Supplying Science-based Strategies to Meet Employers’ Demand

The “recommended interventions” to which Dietz refers are being developed by his division through an analysis of available data on the effectiveness of diverse nutrition and physical fitness programs. After the team identifies strategies that have been proven the most effective, they plan to combine them with a set of yet untested but promising practices to create a set of overall recommendations for healthier worksites. Recommendations might include expanded access to fitness facilities, healthier options in cafeterias and snack machines, financial incentives for employees to make healthier choices, or even changes to office buildings and factories that would encourage healthier habits like taking the stairs instead of the elevator.

One of the CDC Foundation’s major initiatives, Healthy Workforce U.S.A., will enable CDC to further refine and strengthen worksite wellness recommendations by conducting in-depth, real-world studies of specific worksites. The Foundation will help identify major employers interested in partnering with CDC on the initiative, and CDC will evaluate each business partner’s specific needs, recommend appropriate interventions, help implement the strategies and then evaluate the results.

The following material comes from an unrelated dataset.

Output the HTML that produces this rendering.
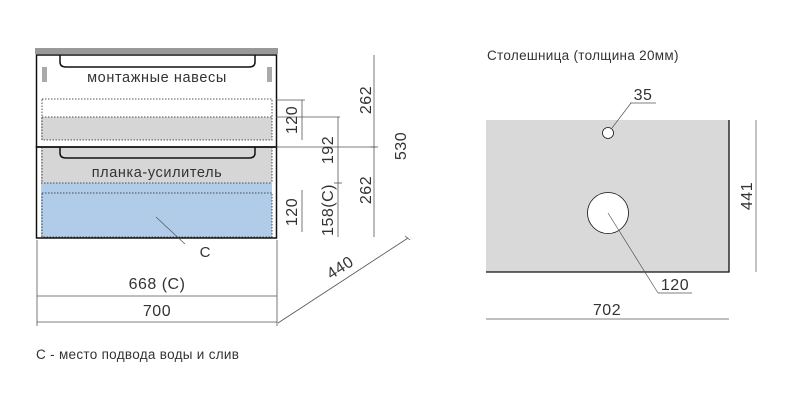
<!DOCTYPE html>
<html><head><meta charset="utf-8"><style>
html,body{margin:0;padding:0;background:#fff;}
svg{display:block;}
text{font-family:"Liberation Sans","DejaVu Sans",sans-serif;fill:#333;}
</style></head><body>
<svg width="800" height="408" viewBox="0 0 800 408" xmlns="http://www.w3.org/2000/svg">
<!-- cabinet -->
<rect x="35" y="48" width="243" height="6" fill="#999"/>
<rect x="41" y="117" width="231" height="23" fill="#d6d6d6"/>
<rect x="41" y="147" width="231" height="36" fill="#d6d6d6"/>
<rect x="41" y="183" width="231" height="55" fill="#b0cce8"/>
<rect x="36.5" y="55" width="240" height="92" fill="none" stroke="#111" stroke-width="1.5"/>
<rect x="36.5" y="147" width="240" height="91" fill="none" stroke="#111" stroke-width="1.5"/>
<path d="M60 55 V62 Q60 67 66 67 H249 Q255 67 255 62 V55" fill="none" stroke="#111" stroke-width="1.5"/>
<path d="M60 147 V153 Q60 158 66 158 H249 Q255 158 255 153 V147" fill="none" stroke="#111" stroke-width="1.5"/>
<rect x="42" y="67" width="5" height="15" fill="#aaa"/>
<rect x="267" y="67" width="5" height="15" fill="#aaa"/>
<g fill="none" stroke="#222" stroke-width="0.8" stroke-dasharray="1.5,1.5">
<rect x="42" y="99" width="230" height="41"/>
<line x1="42" y1="117" x2="272" y2="117"/>
<line x1="42" y1="147" x2="42" y2="183"/><line x1="272" y1="147" x2="272" y2="183"/>
<line x1="41" y1="183" x2="272" y2="183"/>
<rect x="42" y="193" width="230" height="44"/>
</g>
<text x="157" y="82" font-size="14.5" letter-spacing="0.6" text-anchor="middle">монтажные навесы</text>
<text x="157" y="177" font-size="14.5" letter-spacing="0.6" text-anchor="middle">планка-усилитель</text>
<line x1="156" y1="217" x2="185" y2="244" stroke="#555" stroke-width="0.7"/>
<text x="205" y="257" font-size="15" text-anchor="middle">C</text>
<!-- dims -->
<g stroke="#555" stroke-width="0.8" fill="none">
<line x1="276" y1="100" x2="305" y2="100"/>
<line x1="276" y1="117" x2="340" y2="117"/>
<line x1="276" y1="147" x2="376" y2="147"/>
<line x1="302" y1="100" x2="302" y2="140"/>
<line x1="302" y1="190" x2="302" y2="232"/>
<line x1="338" y1="117" x2="338" y2="237"/>
<line x1="334" y1="183" x2="342" y2="183"/>
<line x1="374" y1="55" x2="374" y2="237"/>
<line x1="370" y1="147" x2="378" y2="147"/>
<line x1="278" y1="323" x2="408" y2="238"/>
<line x1="405" y1="236" x2="410" y2="240"/>
<line x1="37" y1="240" x2="37" y2="326"/>
<line x1="277" y1="240" x2="277" y2="326"/>
<line x1="37" y1="296" x2="277" y2="296"/>
<line x1="37" y1="322" x2="277" y2="322"/>
</g>
<g font-size="16" letter-spacing="0.5">
<text transform="translate(297,120) rotate(-90)" text-anchor="middle">120</text>
<text transform="translate(297,212) rotate(-90)" text-anchor="middle">120</text>
<text transform="translate(333,150) rotate(-90)" text-anchor="middle">192</text>
<text transform="translate(333,210) rotate(-90)" text-anchor="middle">158(C)</text>
<text transform="translate(371,100) rotate(-90)" text-anchor="middle">262</text>
<text transform="translate(371,190) rotate(-90)" text-anchor="middle">262</text>
<text transform="translate(406,146) rotate(-90)" text-anchor="middle">530</text>
<text transform="translate(343,272) rotate(-33)" text-anchor="middle">440</text>
<text x="157" y="289" text-anchor="middle">668 (C)</text>
<text x="157" y="316" text-anchor="middle">700</text>
</g>
<text x="36" y="359" font-size="13.5" letter-spacing="0.3">C - место подвода воды и слив</text>
<!-- countertop -->
<text x="487" y="60" font-size="13.5" letter-spacing="0.3">Столешница (толщина 20мм)</text>
<rect x="486" y="120" width="243" height="152" fill="#d9d9d9"/>
<path d="M729 120 V272 H486" fill="none" stroke="#111" stroke-width="1.3"/>
<circle cx="608" cy="133" r="5.5" fill="#fff" stroke="#111" stroke-width="0.8"/>
<circle cx="608" cy="213" r="20.5" fill="#fff" stroke="#111" stroke-width="0.8"/>
<g stroke="#555" stroke-width="0.7" fill="none">
<line x1="612" y1="128" x2="631" y2="103"/>
<line x1="630" y1="103" x2="656" y2="103"/>
<line x1="608" y1="213" x2="658" y2="293"/>
<line x1="658" y1="293" x2="692" y2="293"/>
<line x1="756" y1="120" x2="756" y2="272"/>
<line x1="486" y1="319" x2="729" y2="319"/>
</g>
<g font-size="16" letter-spacing="0.5">
<text x="643" y="100" text-anchor="middle">35</text>
<text x="675" y="290" text-anchor="middle">120</text>
<text x="607" y="315" text-anchor="middle">702</text>
<text transform="translate(752,196) rotate(-90)" text-anchor="middle">441</text>
</g>
</svg>
</body></html>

While work on the initiative is just getting under way, a Foundation partnership with Cargill has allowed a CDC team to test drive the concept at the company’s facility in Sidney, Ohio. Cargill has partnered with the Foundation and CDC on a number of obesity- and nutrition-targeted projects, including an elementary school health improvement project and an international effort to fortify flour to prevent birth defects. The CDC team conducted an in-depth evaluation of the health needs of Cargill’s Sidney facility’s 450 employees and is scheduled to recommend a plan of action to Cargill’s leadership team this fall.

“CDC has been an instrumental partner in bringing structure and science to our wellness efforts in Sidney, Ohio,” says Stephanie Moore, senior project manager for Cargill’s benefits department. “Choosing appropriate interventions is an important step in designing and implementing a results-oriented worksite wellness program for Cargill’s diverse locations. Ultimately we hope to be ableto take what we have learned from the Sidney wellness assessment and apply it to our other locations and corporate initiatives.”

Healthy Workforce U.S.A. and other CDC Foundation partnerships are quickly developing momentum, fueled by a demand from community and business leaders for science-based solutions to a supersized problem.